→ **DATA EXCERPT**

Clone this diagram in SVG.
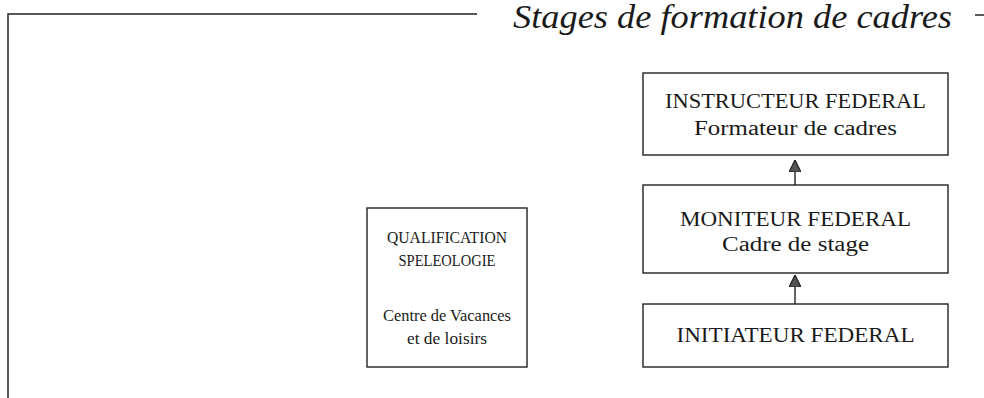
<svg xmlns="http://www.w3.org/2000/svg" width="984" height="398" viewBox="0 0 984 398">
<defs>
<style>
.box{fill:#fff;stroke:#222;stroke-width:1.4}
.frame{fill:none;stroke:#222;stroke-width:1.5}
.t{font-family:"Liberation Serif","Times New Roman",serif;font-size:20px;fill:#1a1a1a;text-anchor:middle}
.q{font-size:17.5px}
.title{font-family:"Liberation Serif","Times New Roman",serif;font-style:italic;font-size:33px;fill:#1a1a1a}
.conn{stroke:#222;stroke-width:1.4;fill:none}
</style>
<marker id="arr" viewBox="0 0 10 10" refX="10" refY="5" markerWidth="12" markerHeight="12" markerUnits="userSpaceOnUse" orient="auto">
<path d="M0,0 L10,5 L0,10 Z" fill="#555" stroke="#222" stroke-width="1"/>
</marker>
</defs>
<g id="frame">
<path class="frame" d="M8,398 L8,14 L477,14"/>
<path class="frame" d="M975,15 L984,15"/>
<text class="title" x="513" y="28" textLength="439" lengthAdjust="spacingAndGlyphs">Stages de formation de cadres</text>
</g>
<g id="connectors">
<path class="conn" d="M795,185 L795,160" marker-end="url(#arr)"/>
<path class="conn" d="M795,304 L795,275" marker-end="url(#arr)"/>
</g>
<g id="instructeur">
<rect class="box" x="643" y="73" width="305" height="82"/>
<text class="t" x="795.5" y="108" textLength="261" lengthAdjust="spacingAndGlyphs">INSTRUCTEUR FEDERAL</text>
<text class="t" x="795.5" y="135" textLength="203" lengthAdjust="spacingAndGlyphs">Formateur de cadres</text>
</g>
<g id="moniteur">
<rect class="box" x="643" y="185" width="305" height="88"/>
<text class="t" x="795.5" y="226" textLength="231" lengthAdjust="spacingAndGlyphs">MONITEUR FEDERAL</text>
<text class="t" x="795.5" y="251" textLength="147" lengthAdjust="spacingAndGlyphs">Cadre de stage</text>
</g>
<g id="initiateur">
<rect class="box" x="643" y="304" width="305" height="63"/>
<text class="t" x="795.5" y="342" textLength="238" lengthAdjust="spacingAndGlyphs">INITIATEUR FEDERAL</text>
</g>
<g id="qualification">
<rect class="box" x="367" y="208" width="160" height="159"/>
<text class="t q" x="447" y="243" textLength="120" lengthAdjust="spacingAndGlyphs">QUALIFICATION</text>
<text class="t q" x="447" y="266" textLength="97" lengthAdjust="spacingAndGlyphs">SPELEOLOGIE</text>
<text class="t q" x="447" y="321" textLength="128" lengthAdjust="spacingAndGlyphs">Centre de Vacances</text>
<text class="t q" x="447" y="344" textLength="80" lengthAdjust="spacingAndGlyphs">et de loisirs</text>
</g>
</svg>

→ **REQUIREMENTS**
The listing above needs to be output again exactly. Don't include the pictures.

→ **SOLVED PROBLEM**
Clone this diagram in SVG.
<svg xmlns="http://www.w3.org/2000/svg" width="984" height="398" viewBox="0 0 984 398">
<defs>
<style>
.box{fill:#fff;stroke:#222;stroke-width:1.4}
.frame{fill:none;stroke:#222;stroke-width:1.5}
.t{font-family:"Liberation Serif","Times New Roman",serif;font-size:20px;fill:#1a1a1a;text-anchor:middle}
.q{font-size:17.5px}
.title{font-family:"Liberation Serif","Times New Roman",serif;font-style:italic;font-size:33px;fill:#1a1a1a}
.conn{stroke:#222;stroke-width:1.4;fill:none}
</style>
<marker id="arr" viewBox="0 0 10 10" refX="10" refY="5" markerWidth="12" markerHeight="12" markerUnits="userSpaceOnUse" orient="auto">
<path d="M0,0 L10,5 L0,10 Z" fill="#555" stroke="#222" stroke-width="1"/>
</marker>
</defs>
<g id="frame">
<path class="frame" d="M8,398 L8,14 L477,14"/>
<path class="frame" d="M975,15 L984,15"/>
<text class="title" x="513" y="28" textLength="439" lengthAdjust="spacingAndGlyphs">Stages de formation de cadres</text>
</g>
<g id="connectors">
<path class="conn" d="M795,185 L795,160" marker-end="url(#arr)"/>
<path class="conn" d="M795,304 L795,275" marker-end="url(#arr)"/>
</g>
<g id="instructeur">
<rect class="box" x="643" y="73" width="305" height="82"/>
<text class="t" x="795.5" y="108" textLength="261" lengthAdjust="spacingAndGlyphs">INSTRUCTEUR FEDERAL</text>
<text class="t" x="795.5" y="135" textLength="203" lengthAdjust="spacingAndGlyphs">Formateur de cadres</text>
</g>
<g id="moniteur">
<rect class="box" x="643" y="185" width="305" height="88"/>
<text class="t" x="795.5" y="226" textLength="231" lengthAdjust="spacingAndGlyphs">MONITEUR FEDERAL</text>
<text class="t" x="795.5" y="251" textLength="147" lengthAdjust="spacingAndGlyphs">Cadre de stage</text>
</g>
<g id="initiateur">
<rect class="box" x="643" y="304" width="305" height="63"/>
<text class="t" x="795.5" y="342" textLength="238" lengthAdjust="spacingAndGlyphs">INITIATEUR FEDERAL</text>
</g>
<g id="qualification">
<rect class="box" x="367" y="208" width="160" height="159"/>
<text class="t q" x="447" y="243" textLength="120" lengthAdjust="spacingAndGlyphs">QUALIFICATION</text>
<text class="t q" x="447" y="266" textLength="97" lengthAdjust="spacingAndGlyphs">SPELEOLOGIE</text>
<text class="t q" x="447" y="321" textLength="128" lengthAdjust="spacingAndGlyphs">Centre de Vacances</text>
<text class="t q" x="447" y="344" textLength="80" lengthAdjust="spacingAndGlyphs">et de loisirs</text>
</g>
</svg>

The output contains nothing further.